A hot potato: As PCIe versions continue pushing for higher bandwidth with faster transfer rates, the increased speeds are indirectly leading to excess heat generation – a challenge Intel is tackling in a whole new way with an updated Linux driver. The open-source “PCIe bandwidth controller” aims to automatically throttle link speeds when thermals reach a certain threshold.

The core issue is that PCIe’s ever-increasing speeds demand better signal integrity and lower signal loss. Achieving that often requires higher clocks, more power, and encoding optimizations – all of which generate extra heat. Take PCIe 5.0 SSDs as an example. With 32GT/s transfer rates (double that of PCIe 4.0), they frequently need dedicated cooling solutions to dissipate heat under sustained loads.

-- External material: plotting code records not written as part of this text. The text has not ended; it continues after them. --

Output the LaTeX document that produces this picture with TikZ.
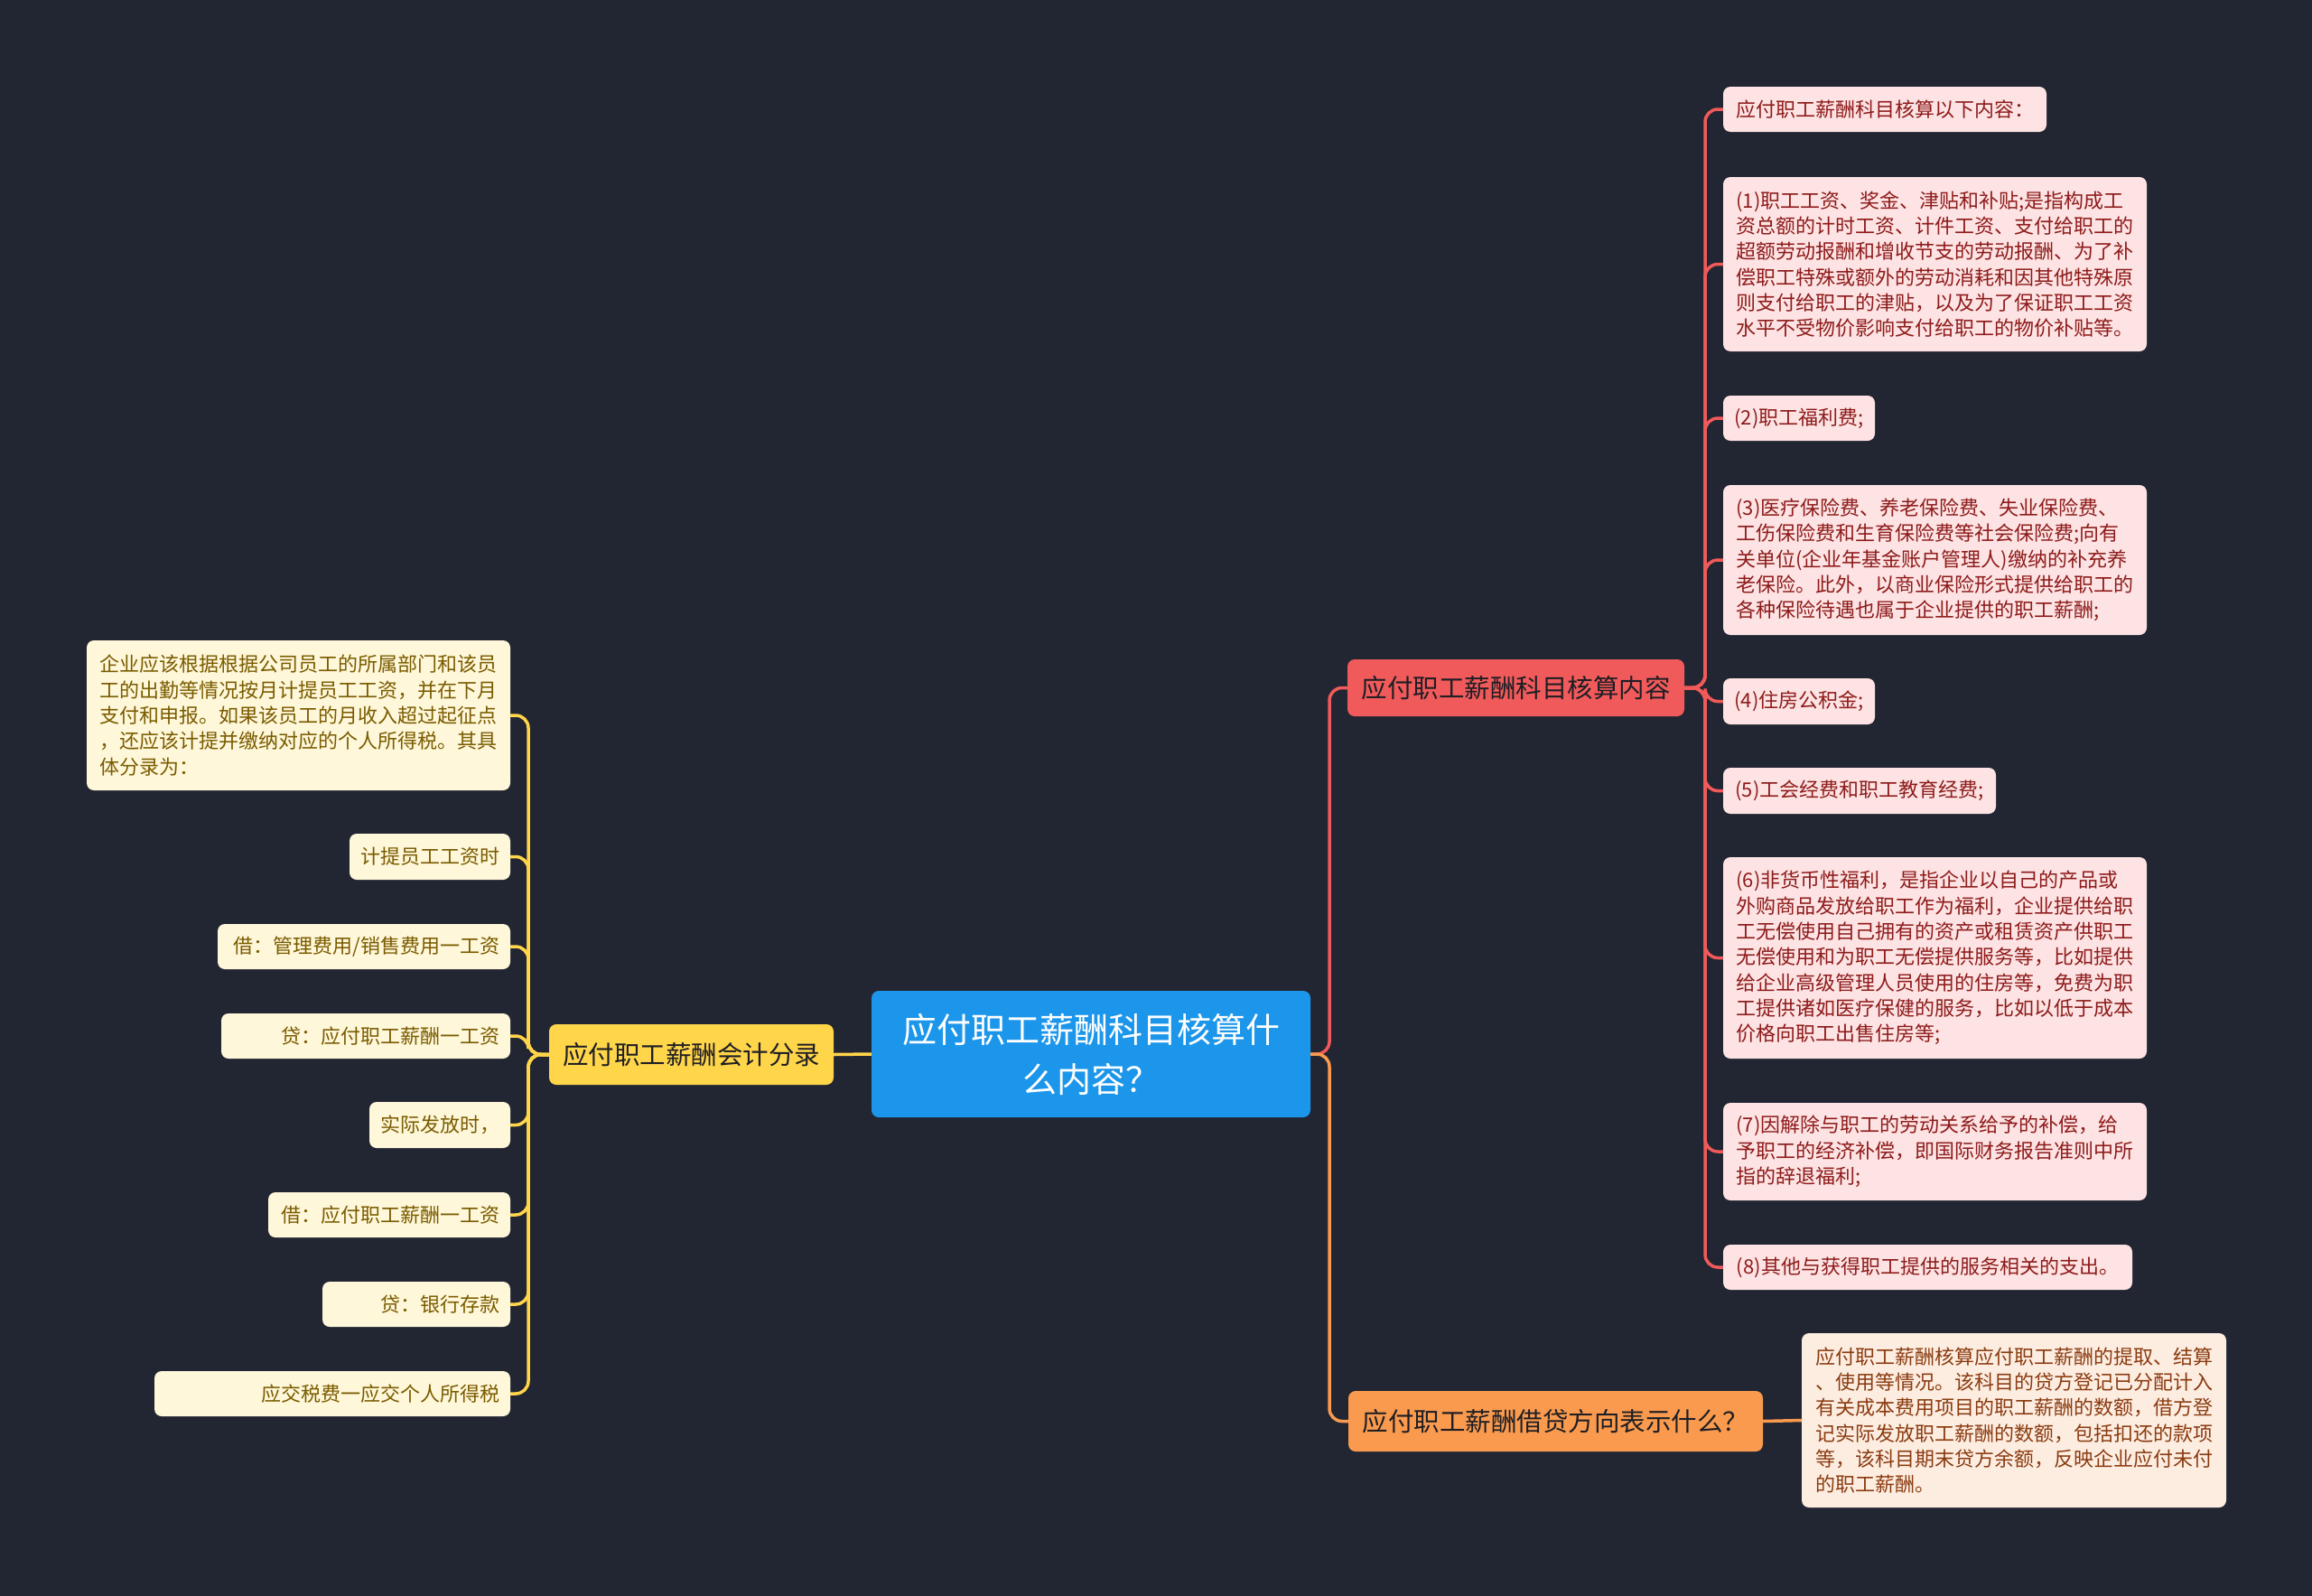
\documentclass[tikz,border=0pt]{standalone}
\usepackage{fontspec}
\setmainfont{Noto Sans CJK SC}

\definecolor{bgcol}{HTML}{222532}
\definecolor{rootblue}{HTML}{1C96EA}
\definecolor{redbr}{HTML}{F05A5A}
\definecolor{redleaf}{HTML}{FDE3E3}
\definecolor{redtext}{HTML}{8E1B1B}
\definecolor{orabr}{HTML}{F99A4E}
\definecolor{oraleaf}{HTML}{FDEDE1}
\definecolor{oratext}{HTML}{8A3B10}
\definecolor{yelbr}{HTML}{FFD54A}
\definecolor{yelleaf}{HTML}{FEF7D9}
\definecolor{yeltext}{HTML}{7A5B00}
\definecolor{darktext}{HTML}{1E1E24}

\tikzset{
  box/.style={rounded corners=8, inner xsep=12, inner ysep=0},
  rootbox/.style={box, fill=rootblue, text=white, align=center,
    font=\fontsize{38}{55}\selectfont},
  brbox/.style={box, text=darktext, font=\fontsize{28.5}{36}\selectfont},
  leaf/.style={box, font=\fontsize{22}{28.3}\selectfont},
  rleaf/.style={leaf, fill=redleaf, text=redtext, align=left},
  oleaf/.style={leaf, fill=oraleaf, text=oratext, align=left},
  yleaf/.style={leaf, fill=yelleaf, text=yeltext},
  link/.style={line width=3.5, rounded corners=14},
}

\begin{document}
\begin{tikzpicture}[x=1pt,y=-1pt]
  % canvas
  \useasboundingbox (0,0) rectangle (2560,1767);
  \fill[bgcol] (0,0) rectangle (2560,1767);

  % centre
  \node[rootbox, minimum width=486, minimum height=140] (root) at (1208,1167)
    {应付职工薪酬科目核算什\\么内容？};

  % branches
  \node[brbox, fill=redbr, minimum width=373, minimum height=63] (rbr) at (1678.5,761.5)
    {应付职工薪酬科目核算内容};
  \node[brbox, fill=orabr, minimum width=459, minimum height=67] (obr) at (1722.5,1573.5)
    {应付职工薪酬借贷方向表示什么？};
  \node[brbox, fill=yelbr, minimum width=315, minimum height=67] (ybr) at (765.5,1167.5)
    {应付职工薪酬会计分录};

  % red leaves
  \node[rleaf, minimum width=358, minimum height=50] (r0) at (2087,121)
    {应付职工薪酬科目核算以下内容：};
  \node[rleaf, minimum width=469, minimum height=193] (r1) at (2142.5,292.5)
    {(1)职工工资、奖金、津贴和补贴;是指构成工\\
     资总额的计时工资、计件工资、支付给职工的\\
     超额劳动报酬和增收节支的劳动报酬、为了补\\
     偿职工特殊或额外的劳动消耗和因其他特殊原\\
     则支付给职工的津贴，以及为了保证职工工资\\
     水平不受物价影响支付给职工的物价补贴等。};
  \node[rleaf, minimum width=168, minimum height=50] (r2) at (1992,463)
    {(2)职工福利费;};
  \node[rleaf, minimum width=469, minimum height=166] (r3) at (2142.5,620)
    {(3)医疗保险费、养老保险费、失业保险费、\\
     工伤保险费和生育保险费等社会保险费;向有\\
     关单位(企业年基金账户管理人)缴纳的补充养\\
     老保险。此外，以商业保险形式提供给职工的\\
     各种保险待遇也属于企业提供的职工薪酬;};
  \node[rleaf, minimum width=168, minimum height=51] (r4) at (1992,776.5)
    {(4)住房公积金;};
  \node[rleaf, minimum width=302, minimum height=51] (r5) at (2059,875.5)
    {(5)工会经费和职工教育经费;};
  \node[rleaf, minimum width=469, minimum height=223] (r6) at (2142.5,1060.5)
    {(6)非货币性福利，是指企业以自己的产品或\\
     外购商品发放给职工作为福利，企业提供给职\\
     工无偿使用自己拥有的资产或租赁资产供职工\\
     无偿使用和为职工无偿提供服务等，比如提供\\
     给企业高级管理人员使用的住房等，免费为职\\
     工提供诸如医疗保健的服务，比如以低于成本\\
     价格向职工出售住房等;};
  \node[rleaf, minimum width=469, minimum height=108] (r7) at (2142.5,1275)
    {(7)因解除与职工的劳动关系给予的补偿，给\\
     予职工的经济补偿，即国际财务报告准则中所\\
     指的辞退福利;};
  \node[rleaf, minimum width=453, minimum height=50] (r8) at (2134.5,1403)
    {(8)其他与获得职工提供的服务相关的支出。};

  % orange leaf
  \node[oleaf, minimum width=470, minimum height=193] (o1) at (2230,1572.5)
    {应付职工薪酬核算应付职工薪酬的提取、结算\\
     、使用等情况。该科目的贷方登记已分配计入\\
     有关成本费用项目的职工薪酬的数额，借方登\\
     记实际发放职工薪酬的数额，包括扣还的款项\\
     等，该科目期末贷方余额，反映企业应付未付\\
     的职工薪酬。};

  % yellow leaves
  \node[yleaf, align=left, minimum width=469, minimum height=166] (y0) at (330.5,792)
    {企业应该根据根据公司员工的所属部门和该员\\
     工的出勤等情况按月计提员工工资，并在下月\\
     支付和申报。如果该员工的月收入超过起征点\\
     ，还应该计提并缴纳对应的个人所得税。其具\\
     体分录为：};
  \node[yleaf, text width=154, align=right, minimum height=51] (y1) at (476,948.5)
    {计提员工工资时};
  \node[yleaf, text width=300, align=right, minimum height=50] (y2) at (403,1048)
    {借：管理费用/销售费用一工资};
  \node[yleaf, text width=296, align=right, minimum height=50] (y3) at (405,1147)
    {贷：应付职工薪酬一工资};
  \node[yleaf, text width=132, align=right, minimum height=51] (y4) at (487,1245.5)
    {实际发放时，};
  \node[yleaf, text width=244, align=right, minimum height=50] (y5) at (431,1345)
    {借：应付职工薪酬一工资};
  \node[yleaf, text width=184, align=right, minimum height=50] (y6) at (461,1444)
    {贷：银行存款};
  \node[yleaf, text width=370, align=right, minimum height=50] (y7) at (368,1543)
    {应交税费一应交个人所得税};

  % bends of the links
  \coordinate (otrunk) at (1472,1167);
  \coordinate (rtrunk) at (1888,761.5);
  \coordinate (ytrunk) at (585,1167.5);

  % links
  \draw[link, redbr] (root.east) -- (otrunk) |- (rbr.west);
  \draw[link, orabr] (root.east) -- (otrunk) |- (obr.west);
  \draw[link, yelbr] (root.west) -- (ybr.east);
  \draw[link, orabr] (obr.east) -- (o1.west);
  \foreach \n in {r0,r1,r2,r3,r4,r5,r6,r7,r8}
    \draw[link, redbr] (rbr.east) -- (rtrunk) |- (\n.west);
  \foreach \n in {y0,y1,y2,y3,y4,y5,y6,y7}
    \draw[link, yelbr] (ybr.west) -- (ytrunk) |- (\n.east);
\end{tikzpicture}
\end{document}
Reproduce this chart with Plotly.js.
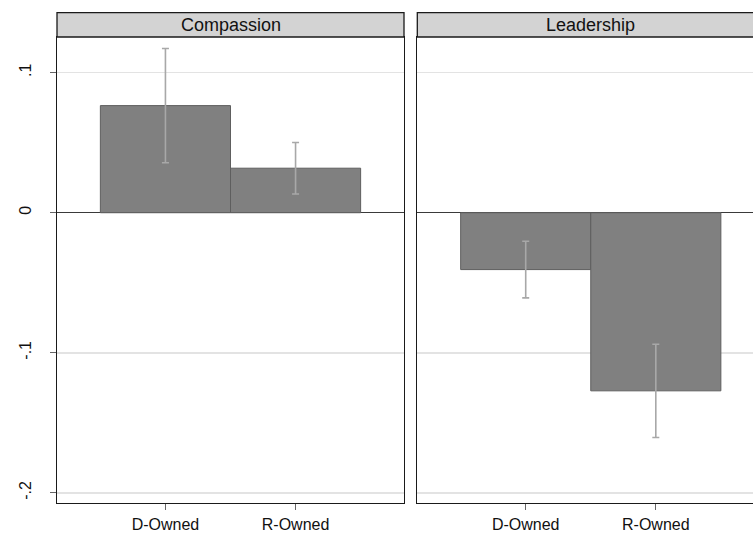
<!DOCTYPE html>
<html>
<head>
<meta charset="utf-8">
<script src="https://cdn.plot.ly/plotly-3.0.1.min.js"></script>
<style>html,body{margin:0;padding:0;background:#fff;}#chart{width:753px;height:533px;}</style>
</head>
<body>
<div id="chart"></div>
<script>
// Data
var categories = ["D-Owned", "R-Owned"];
var panelTitles = ["Compassion", "Leadership"];
var compassion = [0.0765, 0.0318];
var compassionErr = [0.0408, 0.0184];
var leadership = [-0.0406, -0.1272];
var leadershipErr = [0.0202, 0.0333];
var yTickVals = [0.1, 0, -0.1, -0.2];
var yTickText = [".1", "0", "-.1", "-.2"];

var FONT = "Liberation Sans, Arial, sans-serif";
var barColor = "#808080";
var barLine = "#5e5e5e";
var errColor = "#a8a8a8";

function barTrace(vals, errs, xa, ya) {
  return {
    type: "bar", x: categories, y: vals, xaxis: xa, yaxis: ya,
    width: 1,
    marker: {color: barColor, line: {color: barLine, width: 1}},
    error_y: {type: "data", array: errs, visible: true, color: errColor, thickness: 1.6, width: 3.5},
    hoverinfo: "none", showlegend: false
  };
}

var data = [
  barTrace(compassion, compassionErr, "x", "y"),
  barTrace(leadership, leadershipErr, "x2", "y2")
];

var W = 753, H = 533;
var mL = 57, mR = 0, mT = 36.7, mB = 29.7;
var pw = W - mL - mR, ph = H - mT - mB;
var leftEnd = 347 / pw;
var rightStart = (417.3 - mL) / pw;
var yRange = [-0.2073, 0.1255];
var hdrTop = 1 + 24.4 / ph;

var axCommon = {
  showline: true, linecolor: "#1a1a1a", linewidth: 1.3,
  ticks: "outside", ticklen: 6, tickcolor: "#666", tickwidth: 1.2,
  tickfont: {family: FONT, size: 16, color: "#111"},
  showgrid: false, zeroline: false, fixedrange: true
};

var yCommon = Object.assign({}, axCommon, {
  range: yRange, tickvals: yTickVals, ticktext: yTickText,
  showgrid: true, gridcolor: "#e3e3e3", gridwidth: 1.5,
  zeroline: true, zerolinecolor: "#3a3a3a", zerolinewidth: 1.4,
  mirror: true
});

var layout = {
  width: W, height: H,
  margin: {l: mL, r: mR, t: mT, b: mB, pad: 0},
  paper_bgcolor: "#fff", plot_bgcolor: "#fff",
  bargap: 0,
  font: {family: FONT, size: 16, color: "#111"},
  xaxis: Object.assign({}, axCommon, {domain: [0, leftEnd], type: "category", range: [-0.8333, 1.8333], anchor: "y", mirror: true}),
  xaxis2: Object.assign({}, axCommon, {domain: [rightStart, 1], type: "category", range: [-0.8333, 1.747], anchor: "y2", mirror: true}),
  yaxis: Object.assign({}, yCommon, {domain: [0, 1], anchor: "x", tickangle: -90, ticklabelstandoff: 12}),
  yaxis2: Object.assign({}, yCommon, {domain: [0, 1], anchor: "x2", showticklabels: false, ticks: "", mirror: false}),
  shapes: [
    {type: "rect", xref: "paper", yref: "paper", x0: 0, x1: leftEnd, y0: 1, y1: hdrTop,
     fillcolor: "#d3d3d3", line: {color: "#1a1a1a", width: 1.3}, layer: "above"},
    {type: "rect", xref: "paper", yref: "paper", x0: rightStart, x1: 1.05, y0: 1, y1: hdrTop,
     fillcolor: "#d3d3d3", line: {color: "#1a1a1a", width: 1.3}, layer: "above"}
  ],
  annotations: [
    {xref: "paper", yref: "paper", x: leftEnd / 2, y: (1 + hdrTop) / 2, text: panelTitles[0],
     showarrow: false, xanchor: "center", yanchor: "middle", font: {family: FONT, size: 18, color: "#111"}},
    {xref: "paper", yref: "paper", x: (rightStart + (417.3 - mL + 347) / pw) / 2, y: (1 + hdrTop) / 2, text: panelTitles[1],
     showarrow: false, xanchor: "center", yanchor: "middle", font: {family: FONT, size: 18, color: "#111"}}
  ]
};

Plotly.newPlot("chart", data, layout, {staticPlot: true, displayModeBar: false});
</script>
</body>
</html>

Intel’s driver, which has been in development for over a year, lets Linux selectively downshift the PCIe link speeds when thermals get too high. It registers a “cooling device” for each PCIe port that allows tweaking the link speed. Slowing down that PCIe link should help alleviate thermal pressure from hot-running GPUs, SSDs, and other peripherals.

“This series only adds support for controlling PCIe Link Speed,” wrote Intel engineer Ilpo Järvinen in the latest patch notes. “Controlling PCIe Link Width might also be useful but AFAIK, there is no mechanism for that until PCIe 6.0 (L0p) so Link Width throttling is not added by this series.”

As you can see, the inability to adjust link widths is a current limitation, but Intel is eyeing that capability too.

For now, the new Linux driver focuses solely on link speed throttling to mitigate thermal issues. It’s a straightforward software solution to the challenging heat problems posed by ever-faster PCIe speeds. By letting the OS automatically reduce those link rates on a per-port basis, it provides a way to dynamically optimize thermals under load.

While the driver seems primarily targeted at servers initially, the tech could prove highly useful for desktop and mobile systems as well. For instance, an x16 GPU link could temporarily drop to x8 speeds if things run too hot. Of course, that would mean reduced bandwidth which would likely have an impact on performance.

Last year, the PCI-SIG consortium released the first 0.3 review draft specification for PCIe 7.0 to members. Details are still scarce, but the announcement confirmed PCIe’s evolution is proceeding on schedule, with 7.0 set to double 6.0’s bandwidth for a staggering 512GB/s throughput via x16 links. It’s not hard to believe that upcoming standards will require more aggressive cooling.

The new PCIe bandwidth controller driver has been through five revisions so far as Intel engineers continue refining the thermal throttling implementation. It’s not finalized yet, but adoption is likely coming in the next year or so.